An unfortunate infographic on Teacher time

So I received the first edition of Teacher Magazine in my inbox today and dutifully scanned through some of the articles (having featured in an article I figured it’s only fair). It was here that I came across a rather unfortunate infographic…

See Teacher Magazine here…

The “Did you know?” infographic is a summary of the results of a study undertaken by the Grattan Institute on Making time for great teaching (the link to the report on Grattan website is dead but it can be downloaded from here). The unfortunate part is the underpinning messages that I was gleaning from what was represented.

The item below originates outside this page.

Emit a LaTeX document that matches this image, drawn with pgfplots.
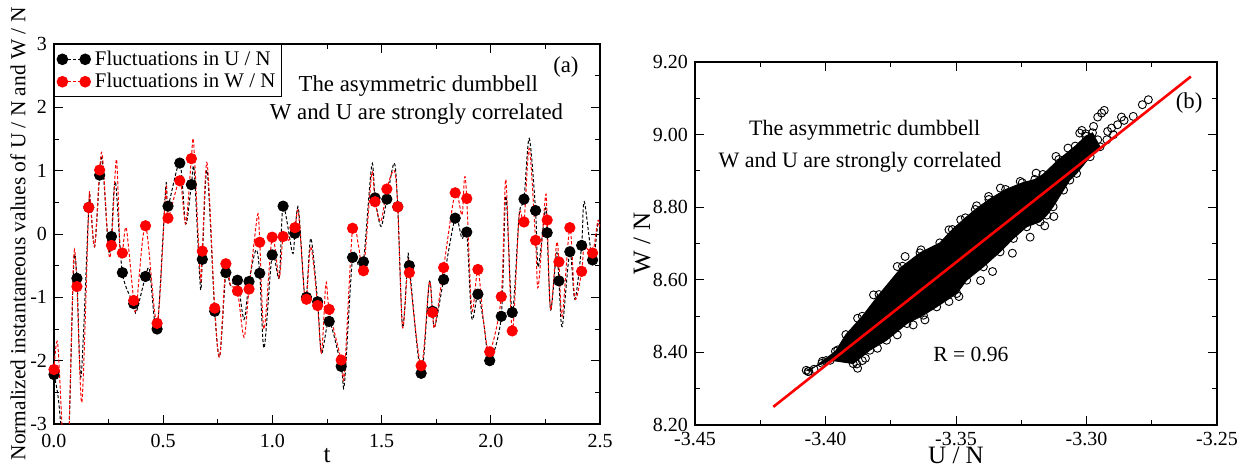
\documentclass[border=0pt]{standalone}
\usepackage{pgfplots}
\pgfplotsset{compat=1.18}
\usepackage{fontspec}
\setmainfont{Liberation Serif}
\definecolor{pred}{RGB}{255,0,0}
\pgfplotsset{
  common/.style={
    scale only axis, anchor=south west,
    tick align=inside, minor tick num=1,
    major tick length=4.5pt, minor tick length=2.5pt,
    every tick/.style={black, line width=0.5pt},
    axis line style={line width=0.8pt},
    tick label style={font=\fontsize{10}{12}\selectfont},
    /pgf/number format/assume math mode=true,
    clip mode=individual,
  }
}
\begin{document}
\begin{tikzpicture}
\path[use as bounding box] (0,0) rectangle (619pt,233.5pt);
% ---------------- panel (a)
\begin{axis}[common,
  at={(27pt,21.5pt)}, width=273pt, height=190pt,
  xmin=0, xmax=2.5, ymin=-3, ymax=3,
  xtick={0,0.5,1,1.5,2,2.5}, ytick={-3,-2,-1,0,1,2,3},
  xticklabel style={/pgf/number format/fixed, /pgf/number format/fixed zerofill, /pgf/number format/precision=1, yshift=-1.7pt},
  xlabel={t},
  ylabel={Normalized instantaneous values of U / N and W / N},
  xlabel style={font=\fontsize{12.5}{14}\selectfont, at={(axis description cs:0.5,0)}, anchor=base, yshift=-19.3pt},
  ylabel style={font=\fontsize{10.7}{12}\selectfont, at={(axis description cs:-0.066,0.5)}, anchor=center},
  legend style={at={(0,1)}, anchor=north west, draw=black, line width=0.6pt,
    font=\fontsize{10.4}{11}\selectfont, inner xsep=1pt, inner ysep=1pt, row sep=-1.5pt},
  legend cell align=left,
]
\addlegendimage{legend image code/.code={
  \draw[black, line width=0.5pt, dash pattern=on 1.6pt off 1pt] (0pt,0pt) -- (11.4pt,0pt);
  \fill[black] (0pt,0pt) circle (2.6pt); \fill[black] (11.4pt,0pt) circle (2.6pt);}}
\addlegendentry{Fluctuations in U / N}
\addlegendimage{legend image code/.code={
  \draw[pred, line width=0.5pt, dash pattern=on 1.6pt off 1pt] (0pt,0pt) -- (11.4pt,0pt);
  \fill[pred] (0pt,0pt) circle (2.6pt); \fill[pred] (11.4pt,0pt) circle (2.6pt);}}
\addlegendentry{Fluctuations in W / N}

\addplot[forget plot, black, line width=0.5pt, dash pattern=on 1.6pt off 1pt, smooth, tension=0.5] coordinates {
(0.000,-2.22) (0.020,-2.6) (0.045,-3.5) (0.065,-3.5) (0.090,-0.50) (0.105,-0.70) (0.124,-2.25)
(0.159,0.42) (0.166,0.52) (0.186,-0.20) (0.209,0.93) (0.222,1.14) (0.250,-0.25) (0.263,-0.04)
(0.281,0.83) (0.313,-0.61) (0.365,-1.10) (0.377,-1.23) (0.419,-0.67) (0.438,-0.58) (0.472,-1.50)
(0.512,0.75) (0.522,0.44) (0.576,1.12) (0.603,0.16) (0.629,0.78) (0.642,1.00) (0.670,-0.83)
(0.679,-0.40) (0.701,1.00) (0.736,-1.22) (0.759,-1.93) (0.787,-0.61) (0.808,-0.81) (0.840,-0.73)
(0.870,-1.35) (0.893,-0.75) (0.925,-0.25) (0.942,-0.62) (0.962,-1.80) (0.999,-0.33) (1.031,-0.69)
(1.049,0.44) (1.092,-0.30) (1.103,0.01) (1.119,0.41) (1.145,-0.88) (1.156,-1.00) (1.176,-0.07)
(1.207,-1.07) (1.225,-1.88) (1.260,-1.38) (1.315,-2.09) (1.330,-2.36) (1.367,-0.37) (1.395,-0.50)
(1.417,-0.44) (1.455,1.09) (1.470,0.57) (1.497,0.12) (1.524,0.55) (1.558,1.12) (1.574,0.43)
(1.596,-1.47) (1.620,-0.38) (1.627,-0.50) (1.681,-2.20) (1.718,-0.77) (1.733,-1.22) (1.744,-1.46)
(1.784,-0.72) (1.837,0.25) (1.868,-0.07) (1.890,0.03) (1.913,-1.33) (1.941,-0.95) (1.967,-1.39)
(1.995,-2.00) (2.048,-1.30) (2.069,0.60) (2.098,-1.24) (2.130,0.30) (2.152,0.55) (2.176,1.51)
(2.205,0.37) (2.217,-0.52) (2.250,0.40) (2.258,0.02) (2.274,-1.20) (2.301,-0.30) (2.312,-0.74)
(2.327,-1.46) (2.362,-0.28) (2.385,-1.03) (2.416,-0.18) (2.428,0.51) (2.466,-0.41) (2.490,0.15)
(2.500,0.10)};
\addplot[forget plot, pred, line width=0.5pt, dash pattern=on 1.6pt off 1pt, smooth, tension=0.5] coordinates {
(0.000,-2.14) (0.017,-1.73) (0.045,-3.5) (0.065,-3.5) (0.090,-0.38) (0.105,-0.83) (0.128,-2.65)
(0.159,0.42) (0.166,0.52) (0.186,-0.20) (0.209,1.01) (0.222,1.22) (0.250,-0.27) (0.263,-0.18)
(0.286,1.18) (0.302,-0.27) (0.313,-0.30) (0.331,0.09) (0.365,-1.05) (0.377,-1.15) (0.419,0.13)
(0.472,-1.41) (0.512,0.70) (0.522,0.25) (0.576,0.84) (0.603,0.16) (0.629,1.19) (0.640,1.41)
(0.670,-0.67) (0.679,-0.27) (0.701,1.12) (0.736,-1.17) (0.759,-1.93) (0.787,-0.47) (0.808,-0.81)
(0.840,-0.90) (0.870,-1.63) (0.893,-0.87) (0.932,0.30) (0.942,-0.13) (0.962,-1.50) (0.999,-0.05)
(1.031,-0.69) (1.049,-0.04) (1.075,-0.10) (1.103,0.10) (1.119,0.35) (1.145,-0.88) (1.156,-1.03)
(1.176,-0.20) (1.207,-1.13) (1.225,-1.88) (1.245,-0.78) (1.260,-1.19) (1.315,-1.99) (1.330,-2.20)
(1.367,0.09) (1.395,-0.20) (1.417,-0.58) (1.455,0.95) (1.470,0.51) (1.497,0.20) (1.524,0.71)
(1.558,1.00) (1.574,0.43) (1.596,-1.47) (1.620,-0.45) (1.627,-0.61) (1.681,-2.08) (1.718,-0.77)
(1.733,-1.24) (1.744,-1.46) (1.784,-0.53) (1.837,0.65) (1.868,0.30) (1.880,0.90) (1.890,0.56)
(1.913,-1.20) (1.941,-0.56) (1.967,-1.39) (1.995,-1.86) (2.048,-0.99) (2.069,0.86) (2.098,-1.53)
(2.130,0.30) (2.152,0.19) (2.176,1.35) (2.205,-0.10) (2.217,-0.84) (2.250,0.59) (2.258,0.22)
(2.274,-1.20) (2.301,-0.15) (2.312,-0.44) (2.327,-1.30) (2.362,0.10) (2.385,-1.02) (2.416,-0.59)
(2.428,-0.20) (2.466,-0.30) (2.490,0.21) (2.500,0.10)};
\addplot[forget plot, only marks, mark=*, mark size=2.6pt, mark options={draw=black, fill=black}] coordinates {
(0.000,-2.22) (0.105,-0.70) (0.159,0.42) (0.209,0.93) (0.263,-0.04) (0.313,-0.61) (0.365,-1.10)
(0.419,-0.67) (0.472,-1.50) (0.522,0.44) (0.576,1.12) (0.629,0.78) (0.679,-0.40) (0.736,-1.22)
(0.787,-0.61) (0.840,-0.73) (0.893,-0.75) (0.942,-0.62) (0.999,-0.33) (1.049,0.44) (1.103,0.01)
(1.156,-1.00) (1.207,-1.07) (1.260,-1.38) (1.315,-2.09) (1.367,-0.37) (1.417,-0.44) (1.470,0.57)
(1.524,0.55) (1.574,0.43) (1.627,-0.50) (1.681,-2.20) (1.733,-1.22) (1.784,-0.72) (1.837,0.25)
(1.890,0.03) (1.941,-0.95) (1.995,-2.00) (2.048,-1.30) (2.098,-1.24) (2.152,0.55) (2.205,0.37)
(2.258,0.02) (2.312,-0.74) (2.362,-0.28) (2.416,-0.18) (2.466,-0.41)};
\addplot[forget plot, only marks, mark=*, mark size=2.6pt, mark options={draw=pred, fill=pred}] coordinates {
(0.000,-2.14) (0.105,-0.83) (0.159,0.42) (0.209,1.01) (0.263,-0.18) (0.313,-0.30) (0.365,-1.05)
(0.419,0.13) (0.472,-1.41) (0.522,0.25) (0.576,0.84) (0.629,1.19) (0.679,-0.27) (0.736,-1.17)
(0.787,-0.47) (0.840,-0.90) (0.893,-0.87) (0.942,-0.13) (0.999,-0.05) (1.049,-0.04) (1.103,0.10)
(1.156,-1.03) (1.207,-1.13) (1.260,-1.19) (1.315,-1.99) (1.367,0.09) (1.417,-0.58) (1.470,0.51)
(1.524,0.71) (1.574,0.43) (1.627,-0.61) (1.681,-2.08) (1.733,-1.24) (1.784,-0.53) (1.837,0.65)
(1.890,0.56) (1.941,-0.56) (1.995,-1.86) (2.048,-0.99) (2.098,-1.53) (2.152,0.19) (2.205,-0.10)
(2.258,0.22) (2.312,-0.44) (2.362,0.10) (2.416,-0.59) (2.466,-0.30)};
\node[font=\fontsize{11.4}{13}\selectfont] at (axis cs:2.344,2.64) {(a)};
\node[font=\fontsize{11.4}{13}\selectfont] at (axis cs:1.668,2.34) {The asymmetric dumbbell};
\node[font=\fontsize{11.4}{13}\selectfont] at (axis cs:1.660,1.895) {W and U are strongly correlated};
\end{axis}
% ---------------- panel (b)
\begin{axis}[common,
  at={(347.5pt,21pt)}, width=261pt, height=181.5pt,
  xmin=-3.45, xmax=-3.25, ymin=8.2, ymax=9.2,
  xtick={-3.45,-3.4,-3.35,-3.3,-3.25}, ytick={8.2,8.4,8.6,8.8,9.0,9.2},
  xticklabel style={/pgf/number format/fixed, /pgf/number format/fixed zerofill, /pgf/number format/precision=2},
  yticklabel style={/pgf/number format/fixed, /pgf/number format/fixed zerofill, /pgf/number format/precision=2},
  xlabel={U / N}, ylabel={W / N},
  xlabel style={font=\fontsize{12.5}{14}\selectfont, at={(axis description cs:0.5,0)}, anchor=base, yshift=-19.3pt},
  ylabel style={font=\fontsize{12.5}{14}\selectfont, at={(axis description cs:-0.1015,0.5)}, anchor=center},
  scaled ticks=false,
]
\addplot[fill=black, draw=black, line width=0.4pt] coordinates {
(-3.4064,8.3480) (-3.4012,8.3756) (-3.3962,8.4031) (-3.3922,8.4491) (-3.3859,8.4996) (-3.3795,8.5594)
(-3.3705,8.6375) (-3.3638,8.6743) (-3.3562,8.7018) (-3.3514,8.7386) (-3.3464,8.7708) (-3.3426,8.7938)
(-3.3374,8.8213) (-3.3310,8.8489) (-3.3246,8.8673) (-3.3198,8.8765) (-3.3167,8.8903) (-3.3106,8.9316)
(-3.3043,8.9684) (-3.3003,8.9960) (-3.2977,9.0051) (-3.2948,8.9665) (-3.2986,8.9390) (-3.3038,8.8930)
(-3.3064,8.8746) (-3.3088,8.8471) (-3.3128,8.8011) (-3.3152,8.7781) (-3.3178,8.7597) (-3.3229,8.7460)
(-3.3280,8.7138) (-3.3331,8.6770) (-3.3395,8.6357) (-3.3459,8.5989) (-3.3497,8.5621) (-3.3574,8.5254)
(-3.3625,8.5024) (-3.3688,8.4794) (-3.3766,8.4335) (-3.3830,8.4059) (-3.3894,8.3691) (-3.3982,8.3783)
(-3.4074,8.3507)};
\addplot[only marks, mark=o, mark size=2pt, mark options={draw=black, line width=0.45pt}] coordinates {
(-3.4064,8.3480) (-3.4012,8.3756) (-3.3962,8.4031) (-3.3922,8.4491) (-3.3859,8.4996) (-3.3795,8.5594)
(-3.3705,8.6375) (-3.3638,8.6743) (-3.3562,8.7018) (-3.3514,8.7386) (-3.3464,8.7708) (-3.3426,8.7938)
(-3.3374,8.8213) (-3.3310,8.8489) (-3.3246,8.8673) (-3.3198,8.8765) (-3.3167,8.8903) (-3.3106,8.9316)
(-3.3043,8.9684) (-3.3003,8.9960) (-3.2977,9.0051) (-3.2948,8.9665) (-3.2986,8.9390) (-3.3038,8.8930)
(-3.3064,8.8746) (-3.3088,8.8471) (-3.3128,8.8011) (-3.3152,8.7781) (-3.3178,8.7597) (-3.3229,8.7460)
(-3.3280,8.7138) (-3.3331,8.6770) (-3.3395,8.6357) (-3.3459,8.5989) (-3.3497,8.5621) (-3.3574,8.5254)
(-3.3625,8.5024) (-3.3688,8.4794) (-3.3766,8.4335) (-3.3830,8.4059) (-3.3894,8.3691) (-3.3982,8.3783)
(-3.4074,8.3507)
(-3.4067,8.3471) (-3.4044,8.3535) (-3.4014,8.3700) (-3.3998,8.3774) (-3.3953,8.4068) (-3.3880,8.3682)
(-3.3877,8.3563) (-3.3859,8.3774) (-3.3938,8.3884) (-3.3903,8.3976)
(-3.3018,9.0116) (-3.3003,9.0024) (-3.2973,9.0226) (-3.2957,9.0483) (-3.2942,9.0594) (-3.2932,9.0667)
(-3.2919,9.0088) (-3.2904,9.0180) (-3.2866,9.0483) (-3.2856,9.0392) (-3.2821,9.0502) (-3.2786,9.0824)
(-3.2763,9.0961) (-3.2897,8.9996) (-3.2922,8.9858) (-3.2957,8.9858) (-3.2881,9.0272)
(-3.3125,8.7744) (-3.3160,8.7487) (-3.3216,8.7175) (-3.3284,8.6733) (-3.3360,8.6228) (-3.3406,8.5980)
(-3.3489,8.5539) (-3.3527,8.5401) (-3.3619,8.4895) (-3.3664,8.4757) (-3.3725,8.4482) (-3.3801,8.4114)
(-3.3847,8.3838)
(-3.3877,8.4941) (-3.3816,8.5585) (-3.3725,8.6366) (-3.3695,8.6642) (-3.3634,8.6825) (-3.3527,8.7377)
(-3.3482,8.7653) (-3.3421,8.8039) (-3.3375,8.8296) (-3.3330,8.8526) (-3.3254,8.8710) (-3.3193,8.8939)
(-3.3117,8.9399) (-3.3071,8.9629) (-3.3026,9.0042)};
\addplot[pred, line width=1.3pt] coordinates {(-3.42,8.25) (-3.26,9.16)};
\node[font=\fontsize{11.4}{13}\selectfont] at (axis cs:-3.2607,9.087) {(b)};
\node[font=\fontsize{11}{13}\selectfont] at (axis cs:-3.385,9.0127) {The asymmetric dumbbell};
\node[font=\fontsize{11}{13}\selectfont] at (axis cs:-3.3868,8.9245) {W and U are strongly correlated};
\node[font=\fontsize{10.8}{13}\selectfont] at (axis cs:-3.3443,8.393) {R = 0.96};
\end{axis}
\end{tikzpicture}
\end{document}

  • Reduce teacher involvement in extra-curricular activities
  • Don’t waste time on subjects with small enrolments or non-core subjects
  • One period a week on pastoral care is ‘too much time’
  • 1 to 2 periods a week on PE is ‘too much time’
  • 1 period a week on research skills is ‘too much time’
  • Just get more money to fund teacher learning time

Of course the full report does go into detail on other elements such as the amount of time wasted supervising students in the schoolyard, detentions and exam supervisions… This isn’t even a complete list! ACER what messages did you think educators were going to extract from this?

On the plus side it suggests a program of professional learning taken from high performing education systems around the world that requires approximately 135 periods (112.5 hours) of professional learning throughout the year blending:

  • Teacher mentoring and coaching
  • Lesson and grade groups
  • Research groups
  • Teacher appraisal and feedback
  • Classroom observation and feedback

Not a bad list of suggestions but if you’re suggesting that being out in the schoolyard building relationships with students, supervising extra-curricular activities to support students engaging in their personal interests, or engaging in pastoral care activities to promote student health and wellbeing aren’t directly linked to quality “teaching and learning” then I must be doing it wrong…

Can someone tell me how to do it right?

4 thoughts on “An unfortunate infographic on Teacher time

  1. knowledgehunter

    When I taught in Canada, we didn’t do “yard duty” so teachers took activities and mingled in the very big cafeteria. That out of class interaction builds relationships and keeps us “real”. You can learn lots from the kids in the bus on the way to the swimming pool!

    Like

    1. The rhetoric never ceases to amaze me when it comes to what people perceive as valuable in education. I appreciate there are significant differences in educational systems across the world and must assume that the original reports author has significant capacity to analyse and critique these systems in terms of their efficiencies around delivering core business. However I must question the authors background and experience when it comes to matters of student-teacher relationships and engagement, the findings and summaries appear to be written by someone deeply bedded in policy rather than practice.
      If the purpose was to provoke? Job done. If it was designed to genuinely make suggestions on how to ‘make time for great teaching’ then I suggest the author re-evaluates the measures used in evaluating what ‘great teaching’ is.